In tackling the question of colonization, the glaring impact on local and subsistence economies cannot be overlooked. The loss of traditional farming methods, cultures of crafts, and even socio-cultural ties associated with these activities, can be traced back to the colonial rule as well as to the neo-colonial forces prevalent today in global markets, consumer culture, and fast fashion. Initiatives such as Kheti Virasat Mission, then, shine light upon the need to undertake decolonial approaches that take into account the larger ecosystems within which local economies and cultures can thrive. What this program also brings to the fore is the question of value, both economic and cultural, and labour, when considering issues of consumption. While sustainable consumption is steadily becoming a trend within the world of fashion, it is necessary to ensure that the conversation is driven by concerns around people, cultures, and communities as much as questions around the environment.

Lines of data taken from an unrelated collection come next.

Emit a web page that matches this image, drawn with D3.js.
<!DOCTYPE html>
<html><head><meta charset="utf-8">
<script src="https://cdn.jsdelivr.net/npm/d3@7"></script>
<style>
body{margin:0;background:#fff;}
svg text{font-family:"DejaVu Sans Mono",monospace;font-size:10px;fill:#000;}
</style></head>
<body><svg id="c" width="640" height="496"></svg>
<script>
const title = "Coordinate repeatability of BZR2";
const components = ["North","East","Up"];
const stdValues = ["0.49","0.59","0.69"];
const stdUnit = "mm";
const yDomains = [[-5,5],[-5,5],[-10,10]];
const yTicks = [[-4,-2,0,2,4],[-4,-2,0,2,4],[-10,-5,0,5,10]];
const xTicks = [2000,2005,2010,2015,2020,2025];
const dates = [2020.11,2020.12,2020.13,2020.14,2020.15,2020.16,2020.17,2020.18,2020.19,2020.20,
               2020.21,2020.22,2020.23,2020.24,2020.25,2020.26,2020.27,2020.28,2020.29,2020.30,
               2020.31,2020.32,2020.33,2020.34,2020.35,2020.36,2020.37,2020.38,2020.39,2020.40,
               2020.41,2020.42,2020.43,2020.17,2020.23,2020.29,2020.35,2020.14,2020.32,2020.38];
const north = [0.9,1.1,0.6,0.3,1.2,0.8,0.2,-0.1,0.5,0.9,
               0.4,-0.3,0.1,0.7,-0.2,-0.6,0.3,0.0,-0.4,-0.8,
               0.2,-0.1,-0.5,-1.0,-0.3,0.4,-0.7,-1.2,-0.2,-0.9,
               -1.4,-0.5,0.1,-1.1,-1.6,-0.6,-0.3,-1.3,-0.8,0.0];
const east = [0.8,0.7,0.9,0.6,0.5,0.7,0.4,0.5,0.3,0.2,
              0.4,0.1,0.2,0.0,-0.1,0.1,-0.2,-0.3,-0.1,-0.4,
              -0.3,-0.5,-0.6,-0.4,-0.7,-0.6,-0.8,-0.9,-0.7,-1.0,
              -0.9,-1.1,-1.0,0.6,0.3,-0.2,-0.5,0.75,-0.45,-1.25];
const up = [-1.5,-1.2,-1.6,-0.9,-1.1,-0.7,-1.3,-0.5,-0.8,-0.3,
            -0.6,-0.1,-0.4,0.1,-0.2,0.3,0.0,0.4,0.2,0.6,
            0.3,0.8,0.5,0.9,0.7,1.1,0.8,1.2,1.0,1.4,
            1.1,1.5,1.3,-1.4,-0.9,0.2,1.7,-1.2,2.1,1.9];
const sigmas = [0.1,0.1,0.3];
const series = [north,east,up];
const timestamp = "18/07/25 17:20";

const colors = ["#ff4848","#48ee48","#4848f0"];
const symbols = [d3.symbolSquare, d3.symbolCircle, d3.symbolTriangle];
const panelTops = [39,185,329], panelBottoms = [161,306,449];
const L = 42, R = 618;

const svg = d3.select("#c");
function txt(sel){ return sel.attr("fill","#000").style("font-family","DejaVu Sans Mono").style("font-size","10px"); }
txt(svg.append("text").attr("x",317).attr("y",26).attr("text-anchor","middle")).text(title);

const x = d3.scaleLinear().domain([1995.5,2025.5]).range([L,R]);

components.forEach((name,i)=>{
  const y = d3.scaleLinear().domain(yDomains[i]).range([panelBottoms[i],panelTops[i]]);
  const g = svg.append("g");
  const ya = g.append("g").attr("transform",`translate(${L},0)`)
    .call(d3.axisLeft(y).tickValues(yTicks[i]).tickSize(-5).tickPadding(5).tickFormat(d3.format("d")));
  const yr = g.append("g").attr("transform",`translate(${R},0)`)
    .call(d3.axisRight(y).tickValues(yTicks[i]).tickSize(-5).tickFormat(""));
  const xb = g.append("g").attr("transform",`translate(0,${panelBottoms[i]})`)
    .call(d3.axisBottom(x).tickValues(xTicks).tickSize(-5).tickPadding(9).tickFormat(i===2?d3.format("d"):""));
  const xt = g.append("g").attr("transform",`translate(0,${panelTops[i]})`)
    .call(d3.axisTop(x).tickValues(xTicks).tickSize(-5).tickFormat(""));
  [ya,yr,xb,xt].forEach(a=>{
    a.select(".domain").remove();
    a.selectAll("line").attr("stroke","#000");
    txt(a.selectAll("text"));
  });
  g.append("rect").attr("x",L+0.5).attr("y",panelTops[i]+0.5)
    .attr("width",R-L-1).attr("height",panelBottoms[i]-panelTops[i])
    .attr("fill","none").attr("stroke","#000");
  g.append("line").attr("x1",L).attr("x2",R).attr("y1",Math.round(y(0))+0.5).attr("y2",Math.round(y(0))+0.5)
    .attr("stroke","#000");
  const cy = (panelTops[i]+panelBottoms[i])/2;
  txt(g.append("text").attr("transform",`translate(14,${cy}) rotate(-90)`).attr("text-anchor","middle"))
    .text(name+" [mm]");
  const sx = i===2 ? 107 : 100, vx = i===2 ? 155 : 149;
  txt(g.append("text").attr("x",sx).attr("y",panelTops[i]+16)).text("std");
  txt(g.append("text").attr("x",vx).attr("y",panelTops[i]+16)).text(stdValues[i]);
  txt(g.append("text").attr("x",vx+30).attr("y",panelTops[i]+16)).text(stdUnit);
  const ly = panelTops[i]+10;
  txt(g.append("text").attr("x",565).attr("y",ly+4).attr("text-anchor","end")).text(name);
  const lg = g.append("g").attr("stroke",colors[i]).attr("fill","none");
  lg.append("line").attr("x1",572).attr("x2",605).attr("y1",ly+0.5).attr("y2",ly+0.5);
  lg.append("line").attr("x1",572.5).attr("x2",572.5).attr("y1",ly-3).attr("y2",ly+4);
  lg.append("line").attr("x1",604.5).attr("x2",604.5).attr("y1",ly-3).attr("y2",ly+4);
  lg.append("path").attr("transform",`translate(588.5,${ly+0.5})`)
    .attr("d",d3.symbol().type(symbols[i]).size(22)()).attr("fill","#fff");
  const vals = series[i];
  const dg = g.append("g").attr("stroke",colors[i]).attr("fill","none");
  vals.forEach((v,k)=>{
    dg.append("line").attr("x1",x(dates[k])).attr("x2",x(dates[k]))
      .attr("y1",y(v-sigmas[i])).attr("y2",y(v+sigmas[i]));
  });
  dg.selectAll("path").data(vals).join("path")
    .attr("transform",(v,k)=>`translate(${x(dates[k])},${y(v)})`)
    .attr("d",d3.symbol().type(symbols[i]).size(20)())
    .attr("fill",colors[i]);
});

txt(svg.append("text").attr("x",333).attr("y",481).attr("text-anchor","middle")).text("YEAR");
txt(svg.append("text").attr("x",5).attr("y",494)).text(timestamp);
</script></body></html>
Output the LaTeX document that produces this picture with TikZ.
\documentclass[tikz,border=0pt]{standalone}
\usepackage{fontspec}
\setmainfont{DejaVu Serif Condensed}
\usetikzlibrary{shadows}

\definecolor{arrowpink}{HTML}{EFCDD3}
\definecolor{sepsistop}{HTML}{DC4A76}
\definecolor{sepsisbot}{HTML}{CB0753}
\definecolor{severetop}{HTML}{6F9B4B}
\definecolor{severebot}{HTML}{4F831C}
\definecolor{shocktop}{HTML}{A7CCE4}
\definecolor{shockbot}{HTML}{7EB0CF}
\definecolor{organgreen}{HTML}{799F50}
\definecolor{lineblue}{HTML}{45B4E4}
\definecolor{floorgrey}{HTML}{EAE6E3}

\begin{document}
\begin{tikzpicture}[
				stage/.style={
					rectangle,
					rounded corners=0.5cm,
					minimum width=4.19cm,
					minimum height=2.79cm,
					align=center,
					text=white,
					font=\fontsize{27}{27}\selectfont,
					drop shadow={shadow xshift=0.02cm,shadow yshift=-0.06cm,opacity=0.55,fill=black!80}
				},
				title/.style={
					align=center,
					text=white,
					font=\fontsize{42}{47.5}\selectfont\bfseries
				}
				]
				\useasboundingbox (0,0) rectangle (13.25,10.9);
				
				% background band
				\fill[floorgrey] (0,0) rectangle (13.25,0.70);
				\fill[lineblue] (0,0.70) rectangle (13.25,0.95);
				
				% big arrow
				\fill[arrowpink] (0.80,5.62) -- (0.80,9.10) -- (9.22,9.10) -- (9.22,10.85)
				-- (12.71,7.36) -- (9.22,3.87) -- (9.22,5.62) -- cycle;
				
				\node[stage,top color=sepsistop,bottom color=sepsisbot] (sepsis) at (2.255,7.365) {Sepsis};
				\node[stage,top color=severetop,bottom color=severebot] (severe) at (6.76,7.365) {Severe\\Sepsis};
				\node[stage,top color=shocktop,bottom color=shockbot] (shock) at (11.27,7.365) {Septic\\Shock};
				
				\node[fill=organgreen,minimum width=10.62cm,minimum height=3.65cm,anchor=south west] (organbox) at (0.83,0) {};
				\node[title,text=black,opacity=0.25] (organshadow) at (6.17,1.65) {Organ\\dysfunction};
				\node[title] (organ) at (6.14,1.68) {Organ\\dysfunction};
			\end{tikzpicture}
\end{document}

In this regard, then, it is also vital to take into account the complex socio-economic reasons that farmers and artisans alike might choose to cater to a commercial market, in addition to renewing traditional forms of exchanges. Given the postcolonial realities within which these communities exist, today, it is immanent that a decolonial approach centers the needs, aspirations, and realities of those who are at the forefront of cultural, economic, and social production. The Oshadi Collective, run by Nishant Chopra, becomes a telling example of such a relationship, wherein a regenerative approach to growing cotton, woven by local weavers, culminates in a fashion supply chain that ensures fair prices and sustainable processes for the workers. This notion of sustainability takes into account the livelihoods, cultures, and needs of the communities involved, such that they can be self-reliant both within their private and public lives. Decoloniality, in this regard, cannot be divorced from the ideas of dignity of labour and regard for personal and socio-economic aspirations.

Way Forward: Accountability in Decoloniality

While the global market economy and practices rooted in colonial institutions and ideas are deeply embedded within the Indian subcontinent, efforts such as the ones discussed in this panel are steadily furthering the conversation around ensuring equitable and dignified working conditions for those involved in production processes. The diversity of approaches and paradigms towards this issue, however, is also a clear reminder of the diversity of the nation itself. Conversations around decolonisation within the Indian subcontinent, then, must be cognizant of the stark inequalities, differences and stratifications that exist within India - be it in terms of caste, class, region, or religion. The role played by the colonial rule in invigorating these divides cannot be denied. However, any effort to move away from colonial practices must not singularly rely on harking back to the past. Drawing on Homi Bhabha’s notion of ‘Third Space’, it becomes clear that the very idea of a unified, originary past is derived from the colonial notion of a homogenous, serialized time. It is necessary, therefore, to be vary of oversimplifications and generic trends when seeking to move away from colonial practices.

The question of tradition vs. modernity is another pertinent issue that begs addressing, when undertaking decolonial approaches. It is useful, in this regard, to bring forth postcolonial scholar Sudipta Kaviraj’s argument wherein he interprets ‘post-colonial’ to imply the existence of several characteristics possessed by India today, which would not have existed in the absence of a colonial regime. While this argument in no way lauds the history and presence of colonialism in the country, it recognises the need to take into account the changes that have occurred in the two centuries since its presence. Keeping this in mind, it is worth arguing for a decolonial stance that does not romanticize the past but draws, instead, upon the lessons embedded in traditional knowledge and
oral narratives, which colonial and global markets seek to erase. While India still has a long way to go in dismantling the colonial legacy and the power imbalance sthat come with it, the efforts of grassroots organisations in taking the lead in this endeavour is definitely commendable.